Market Implications and Future Growth
The participation of veteran industry figures—specifically those with backgrounds at Ariba and EcoVadis—in this funding round underscores an important shift in investor sentiment. Silicon Valley is moving away from generic SaaS toward verticalized AI solutions that solve specific, high-intent financial pain points.
For the broader industry, Pivot’s $3 billion processing volume indicates that mid-market and enterprise firms are actively seeking alternatives to legacy providers that have failed to evolve.
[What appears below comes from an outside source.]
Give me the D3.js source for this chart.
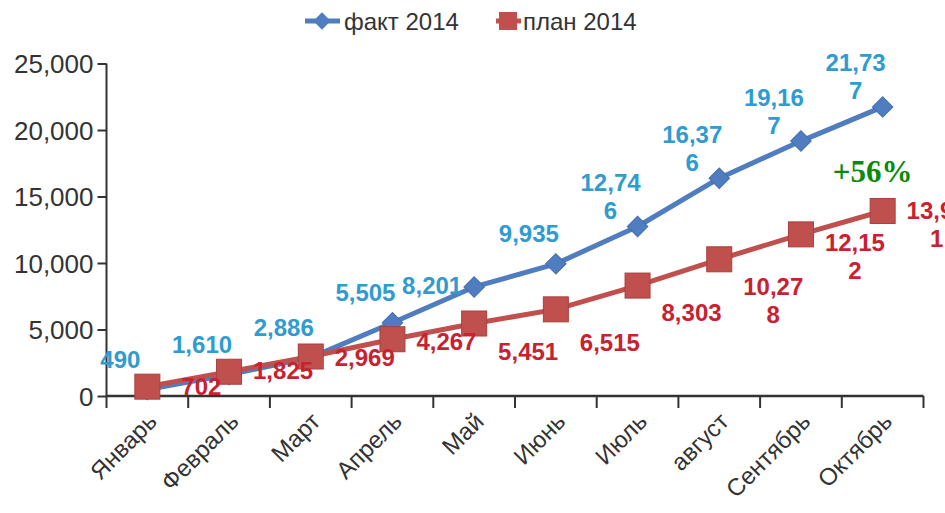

As the company uses this $40 million infusion to scale, the competition among procurement platforms will likely intensify, forcing incumbents to either double down on their own AI integrations or risk obsolescence as the market shifts toward proactive, automated financial oversight.
If Pivot can successfully maintain its AI operating system model while managing the complex security and integration requirements of global enterprises, it may define the new standard for how corporations manage their most critical daily expenditures.